Some residents of the Foxcroft neighborhood wanted the plan for their neighborhood thrown out completely as it allows some taller buildings on three sides of their neighborhood and "walls them in," while residents of Arlington View just want more time to review the plan.
Neither group got exactly what they wanted from the commission, but both got something.
In the discussion, the planning commission realized that they were working with smaller, historic neighborhoods and some care must be taken in order to keep the character of those neighborhoods. They also spent time talking about the fact that these two neighborhoods would be the "eastern gateway" neighborhoods for the Columbia Pike redevelopment, sitting as they do across Columbia Pike from one another near the the intersection with Washington Boulevard.
The commission voted to remove zoning for taller buildings from S. Orme Street in Foxcroft Heights, but keep the taller buildings on Columbia Pike.
Also, the commission encouraged staff to keep working with leaders in the Arlington View neighborhood as had been encouraged last month when the plan was advertised by the county board.
Arlington View’s Brenda Cox, who has been active in the discussion, said she was happy that the Planning Commission recognized the need for more discussion.

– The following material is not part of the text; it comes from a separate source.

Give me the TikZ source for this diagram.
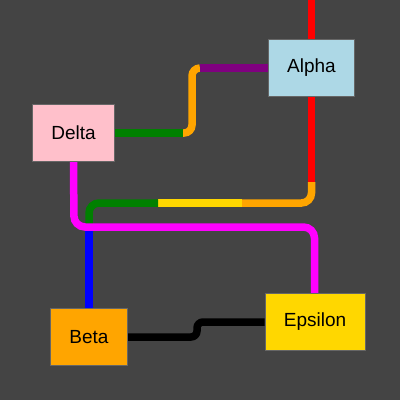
\documentclass[tikz,border=0pt]{standalone}
\usepackage{fontspec}
\setmainfont{Liberation Sans}
\definecolor{bg}{HTML}{444444}
\definecolor{cAlpha}{HTML}{ADD8E6}
\definecolor{cDelta}{HTML}{FFC0CB}
\definecolor{cBeta}{HTML}{FFA500}
\definecolor{cEps}{HTML}{FFD700}
\definecolor{lred}{HTML}{FF0000}
\definecolor{lorange}{HTML}{FFA500}
\definecolor{lyellow}{HTML}{FFD700}
\definecolor{lgreen}{HTML}{008000}
\definecolor{lblue}{HTML}{0000FF}
\definecolor{lpurple}{HTML}{800080}
\definecolor{lmagenta}{HTML}{FF00FF}
\definecolor{bord}{HTML}{666666}
\pgfdeclarelayer{backdrop}
\pgfdeclarelayer{wires}
\pgfsetlayers{backdrop,wires,main}
\begin{document}
\begin{tikzpicture}[x=1pt,y=-1pt,
  box/.style={draw=bord,line width=0.8pt,inner sep=0pt,minimum height=57pt,
    font=\fontsize{19}{22}\selectfont,text=black},
  wire/.style={line width=7.5pt,line cap=butt}]
\useasboundingbox (0,0) rectangle (400,400);
\begin{pgfonlayer}{backdrop}
\fill[bg] (0,0) rectangle (400,400);
\end{pgfonlayer}

% nodes
\node[box,fill=cAlpha,minimum width=86pt] (alpha) at (311.5,68) {Alpha};
\node[box,fill=cDelta,minimum width=81.5pt] (delta) at (73.5,133) {Delta};
\node[box,fill=cBeta,minimum width=76.5pt] (beta) at (89,337) {Beta};
\node[box,fill=cEps,minimum width=100pt] (eps) at (315,322) {Epsilon};

% coordinates
\coordinate (top) at (311.5,0);
\coordinate (r1) at (311.5,182);
\coordinate (o1) at (242,203);
\coordinate (y1) at (158,203);
\coordinate (g1) at (89,227);
\coordinate (dg) at (183,133);
\coordinate (po) at (200,68);

\begin{pgfonlayer}{wires}
% red top
\draw[wire,lred] (top) -- (alpha.north);
% red below alpha
\draw[wire,lred] (alpha.south) -- (r1);
% orange corner
\draw[wire,lorange,rounded corners=10pt] (r1) -- (311.5,203) -- (o1);
% yellow
\draw[wire,lyellow] (o1) -- (y1);
% green corner
\draw[wire,lgreen,rounded corners=10pt] (y1) -- (89,203) -- (g1);
% blue
\draw[wire,lblue] (g1) -- (beta.north);

% delta to alpha
\draw[wire,lgreen] (delta.east |- dg) -- (dg);
\draw[wire,lorange,rounded corners=8pt] (dg) -- (192,133) -- (192,68) -- (po);
\draw[wire,lpurple] (po) -- (alpha.west);

% magenta
\draw[wire,lmagenta,rounded corners=11pt] (delta.south) -- (74,227) -- (314.5,227) -- (eps.north -| 314.5,0);

% black
\draw[wire,black,rounded corners=6pt] (beta.east) -- (197,337) -- (197,322) -- (eps.west);
\end{pgfonlayer}
\end{tikzpicture}
\end{document}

Also, on Thursday morning, her community held a walking tour with county board member Chris Zimmerman. She said that went well and assuaged some of her fears.

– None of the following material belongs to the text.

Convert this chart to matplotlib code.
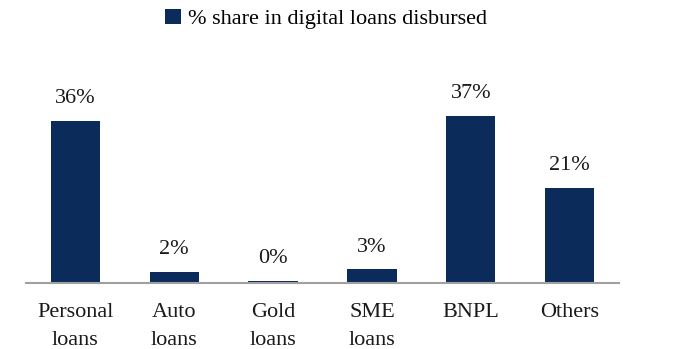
import matplotlib
matplotlib.use('Agg')
import matplotlib.pyplot as plt
from matplotlib.patches import Patch

categories = ['Personal\nloans', 'Auto\nloans', 'Gold\nloans', 'SME\nloans', 'BNPL', 'Others']
shares = [36, 2.4, 0.4, 3, 37, 21]
series_name = '% share in digital loans disbursed'

bar_color = '#0b2b5b'
plt.rcParams['font.family'] = ['Liberation Serif', 'DejaVu Serif']

fig = plt.figure(figsize=(6.74, 3.49), dpi=100)
ax = fig.add_axes([26 / 674, 66.5 / 349, 593 / 674, 180 / 349])

x = range(len(categories))
bars = ax.bar(x, shares, width=0.5, color=bar_color)
for rect, v in zip(bars, shares):
    ax.annotate('{:.0f}%'.format(v),
                (rect.get_x() + rect.get_width() / 2, rect.get_height()),
                xytext=(0, 9), textcoords='offset points',
                ha='center', va='bottom', fontsize=16, color='#1a1a1a')

ax.set_xlim(-0.5, 5.5)
ax.set_ylim(0, 40)
ax.set_xticks(list(x))
ax.set_xticklabels(categories, fontsize=16, color='#1a1a1a', linespacing=1.6)
ax.tick_params(axis='x', length=0, pad=15)
ax.set_yticks([])
for side in ['left', 'right', 'top']:
    ax.spines[side].set_visible(False)
ax.spines['bottom'].set_color('#a0a0a0')
ax.spines['bottom'].set_linewidth(1.5)

handle = Patch(facecolor=bar_color, edgecolor='none')
fig.legend([handle], [series_name], loc='center', bbox_to_anchor=(326 / 674, 1 - 19 / 349),
           frameon=False, fontsize=16, handlelength=0.7, handleheight=0.7,
           handletextpad=0.3)

fig.savefig('out.png', dpi=100)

On Wednesday, the first day of the commission’s consideration of the plan, Cox had said her community wanted to do their part to help plan for the future, but they "strongly believe that county staff must do some more one-on-one work with us."
Her neighbor, Robin Patterson lives in the George Washington Carver co-operative. She was less convinced by the talk at the front of the room.
"I hear that. I hear that, but I don't know how much confidence I have in it,” she said of the commission’s decision. She said that she was afraid that a plan etches a policy in stone, but she is not sure yet what that policy means for her neighborhood.